▸ RAW DATA:
────────

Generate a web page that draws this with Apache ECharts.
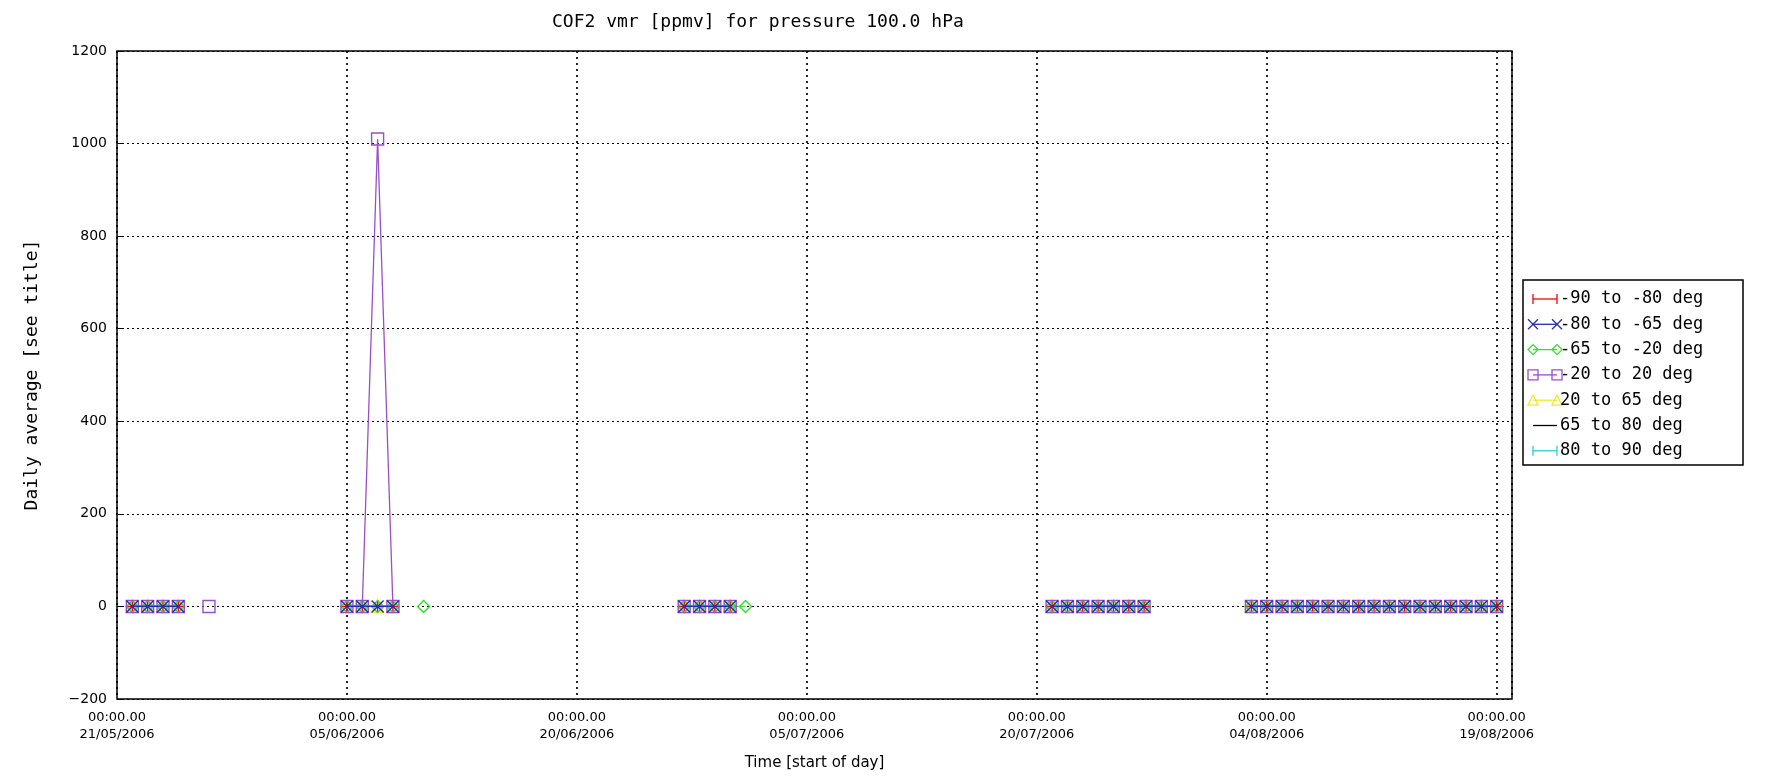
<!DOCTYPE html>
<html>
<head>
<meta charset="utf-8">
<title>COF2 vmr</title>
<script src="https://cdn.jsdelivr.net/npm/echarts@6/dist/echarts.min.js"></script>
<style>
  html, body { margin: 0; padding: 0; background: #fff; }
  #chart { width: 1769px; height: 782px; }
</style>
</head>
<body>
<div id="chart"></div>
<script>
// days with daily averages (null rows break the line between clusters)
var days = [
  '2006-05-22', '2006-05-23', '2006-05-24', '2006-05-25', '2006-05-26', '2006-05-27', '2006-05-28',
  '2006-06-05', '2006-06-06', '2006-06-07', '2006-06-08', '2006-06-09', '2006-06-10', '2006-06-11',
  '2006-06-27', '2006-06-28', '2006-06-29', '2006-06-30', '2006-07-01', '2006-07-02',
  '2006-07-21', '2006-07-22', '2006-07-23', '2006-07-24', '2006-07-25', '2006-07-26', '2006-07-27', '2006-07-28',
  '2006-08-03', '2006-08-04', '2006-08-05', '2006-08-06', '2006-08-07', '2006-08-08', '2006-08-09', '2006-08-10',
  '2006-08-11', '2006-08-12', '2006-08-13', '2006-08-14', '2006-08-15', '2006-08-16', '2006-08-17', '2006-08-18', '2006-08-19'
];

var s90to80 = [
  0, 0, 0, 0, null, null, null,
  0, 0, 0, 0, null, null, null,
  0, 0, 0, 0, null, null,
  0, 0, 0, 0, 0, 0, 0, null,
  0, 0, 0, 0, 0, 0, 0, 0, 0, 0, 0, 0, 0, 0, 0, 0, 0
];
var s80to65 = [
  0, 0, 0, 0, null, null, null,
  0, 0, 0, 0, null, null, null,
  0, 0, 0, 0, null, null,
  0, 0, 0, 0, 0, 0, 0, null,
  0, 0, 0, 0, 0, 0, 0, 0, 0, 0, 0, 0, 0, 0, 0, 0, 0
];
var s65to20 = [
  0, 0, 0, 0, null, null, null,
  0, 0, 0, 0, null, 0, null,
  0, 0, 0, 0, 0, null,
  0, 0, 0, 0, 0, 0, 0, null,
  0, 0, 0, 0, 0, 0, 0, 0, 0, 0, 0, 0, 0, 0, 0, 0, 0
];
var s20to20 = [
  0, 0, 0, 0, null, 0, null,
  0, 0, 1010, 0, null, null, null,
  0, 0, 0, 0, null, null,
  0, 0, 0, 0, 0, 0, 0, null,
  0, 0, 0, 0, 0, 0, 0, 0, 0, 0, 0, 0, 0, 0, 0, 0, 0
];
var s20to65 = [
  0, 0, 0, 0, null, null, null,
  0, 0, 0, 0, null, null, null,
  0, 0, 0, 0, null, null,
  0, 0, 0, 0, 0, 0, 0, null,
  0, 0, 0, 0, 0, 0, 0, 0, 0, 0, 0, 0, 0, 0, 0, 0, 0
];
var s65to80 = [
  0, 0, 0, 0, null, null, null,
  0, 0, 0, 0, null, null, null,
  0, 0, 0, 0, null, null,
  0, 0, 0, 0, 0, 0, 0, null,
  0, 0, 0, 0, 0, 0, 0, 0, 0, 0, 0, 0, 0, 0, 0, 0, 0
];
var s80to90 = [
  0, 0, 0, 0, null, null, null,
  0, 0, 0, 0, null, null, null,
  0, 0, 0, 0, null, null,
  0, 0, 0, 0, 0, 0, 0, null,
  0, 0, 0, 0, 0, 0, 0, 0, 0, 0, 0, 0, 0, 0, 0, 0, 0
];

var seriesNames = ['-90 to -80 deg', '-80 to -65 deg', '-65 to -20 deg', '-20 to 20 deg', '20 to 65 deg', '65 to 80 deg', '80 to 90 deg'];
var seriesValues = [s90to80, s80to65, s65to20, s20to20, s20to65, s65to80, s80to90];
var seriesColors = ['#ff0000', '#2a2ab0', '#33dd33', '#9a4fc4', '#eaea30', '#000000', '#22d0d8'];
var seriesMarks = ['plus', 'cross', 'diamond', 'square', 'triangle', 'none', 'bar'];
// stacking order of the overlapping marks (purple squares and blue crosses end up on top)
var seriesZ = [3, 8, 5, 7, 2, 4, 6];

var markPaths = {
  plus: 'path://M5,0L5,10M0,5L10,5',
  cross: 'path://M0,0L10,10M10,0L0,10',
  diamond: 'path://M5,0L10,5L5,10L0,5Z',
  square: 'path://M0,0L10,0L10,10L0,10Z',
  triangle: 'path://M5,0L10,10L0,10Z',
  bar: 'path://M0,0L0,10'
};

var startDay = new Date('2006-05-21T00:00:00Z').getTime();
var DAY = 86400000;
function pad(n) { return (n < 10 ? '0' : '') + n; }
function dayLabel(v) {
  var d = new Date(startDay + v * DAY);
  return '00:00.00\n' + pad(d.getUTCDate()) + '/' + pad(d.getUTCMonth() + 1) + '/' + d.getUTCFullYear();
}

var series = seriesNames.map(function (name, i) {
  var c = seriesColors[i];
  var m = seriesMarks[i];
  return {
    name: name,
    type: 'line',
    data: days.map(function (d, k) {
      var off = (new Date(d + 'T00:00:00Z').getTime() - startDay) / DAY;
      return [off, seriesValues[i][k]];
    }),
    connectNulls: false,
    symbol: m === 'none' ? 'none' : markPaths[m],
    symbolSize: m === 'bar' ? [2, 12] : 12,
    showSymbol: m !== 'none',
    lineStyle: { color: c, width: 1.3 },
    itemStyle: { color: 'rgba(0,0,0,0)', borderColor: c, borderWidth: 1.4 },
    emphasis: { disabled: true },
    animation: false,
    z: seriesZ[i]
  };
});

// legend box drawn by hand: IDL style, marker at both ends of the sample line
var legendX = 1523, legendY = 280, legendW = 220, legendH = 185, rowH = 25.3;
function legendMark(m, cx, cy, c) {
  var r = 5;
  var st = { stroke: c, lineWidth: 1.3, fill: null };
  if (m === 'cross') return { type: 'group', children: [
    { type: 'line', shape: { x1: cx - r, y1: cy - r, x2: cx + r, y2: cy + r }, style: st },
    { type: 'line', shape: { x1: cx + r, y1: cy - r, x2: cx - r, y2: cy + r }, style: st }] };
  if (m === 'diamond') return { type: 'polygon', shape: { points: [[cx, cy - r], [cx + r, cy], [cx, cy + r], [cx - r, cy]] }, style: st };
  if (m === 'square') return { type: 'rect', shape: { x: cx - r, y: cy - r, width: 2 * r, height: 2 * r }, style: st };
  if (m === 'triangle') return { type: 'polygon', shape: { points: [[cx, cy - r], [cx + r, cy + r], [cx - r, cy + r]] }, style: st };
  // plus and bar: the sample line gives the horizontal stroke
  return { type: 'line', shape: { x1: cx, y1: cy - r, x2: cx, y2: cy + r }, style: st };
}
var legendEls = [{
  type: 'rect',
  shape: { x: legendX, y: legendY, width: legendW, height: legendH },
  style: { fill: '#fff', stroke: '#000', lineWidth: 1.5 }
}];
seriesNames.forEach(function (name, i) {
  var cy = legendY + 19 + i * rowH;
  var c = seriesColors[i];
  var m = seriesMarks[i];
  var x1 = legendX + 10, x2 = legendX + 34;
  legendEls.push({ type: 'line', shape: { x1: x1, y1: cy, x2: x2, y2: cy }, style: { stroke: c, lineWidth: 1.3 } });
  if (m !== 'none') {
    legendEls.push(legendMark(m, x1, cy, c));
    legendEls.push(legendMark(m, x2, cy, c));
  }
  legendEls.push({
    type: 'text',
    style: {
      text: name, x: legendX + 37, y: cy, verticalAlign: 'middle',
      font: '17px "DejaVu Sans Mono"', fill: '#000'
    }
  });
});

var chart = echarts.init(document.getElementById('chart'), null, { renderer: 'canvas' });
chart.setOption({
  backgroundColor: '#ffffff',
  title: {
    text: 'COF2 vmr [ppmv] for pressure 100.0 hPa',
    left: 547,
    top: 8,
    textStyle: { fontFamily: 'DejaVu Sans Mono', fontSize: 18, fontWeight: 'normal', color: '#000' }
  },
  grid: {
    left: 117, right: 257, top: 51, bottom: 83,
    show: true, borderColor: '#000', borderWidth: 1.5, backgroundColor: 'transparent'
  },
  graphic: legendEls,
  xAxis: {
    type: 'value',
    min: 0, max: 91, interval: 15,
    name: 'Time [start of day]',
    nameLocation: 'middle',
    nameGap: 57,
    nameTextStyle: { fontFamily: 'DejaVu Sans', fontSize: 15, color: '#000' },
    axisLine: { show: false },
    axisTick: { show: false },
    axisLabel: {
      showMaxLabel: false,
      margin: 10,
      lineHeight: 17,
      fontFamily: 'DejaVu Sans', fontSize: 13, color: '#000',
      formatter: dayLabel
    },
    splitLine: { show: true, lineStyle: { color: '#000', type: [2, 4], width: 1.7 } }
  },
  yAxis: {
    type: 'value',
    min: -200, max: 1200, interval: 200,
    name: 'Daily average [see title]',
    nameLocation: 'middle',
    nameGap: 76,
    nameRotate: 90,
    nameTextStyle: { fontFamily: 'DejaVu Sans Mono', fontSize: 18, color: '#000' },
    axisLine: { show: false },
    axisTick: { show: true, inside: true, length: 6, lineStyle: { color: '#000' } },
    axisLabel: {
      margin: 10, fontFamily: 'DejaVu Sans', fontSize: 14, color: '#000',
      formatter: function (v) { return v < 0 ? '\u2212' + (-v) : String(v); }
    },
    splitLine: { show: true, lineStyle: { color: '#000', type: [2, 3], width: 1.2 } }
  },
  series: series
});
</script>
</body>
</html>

────────

▸ REQUEST:
Copy every line in the listing above where the string "with" turns up.

▸ REPLY TO THE EXERCISE:
Generate a web page that draws this with Apache ECharts.
// days with daily averages (null rows break the line between clusters)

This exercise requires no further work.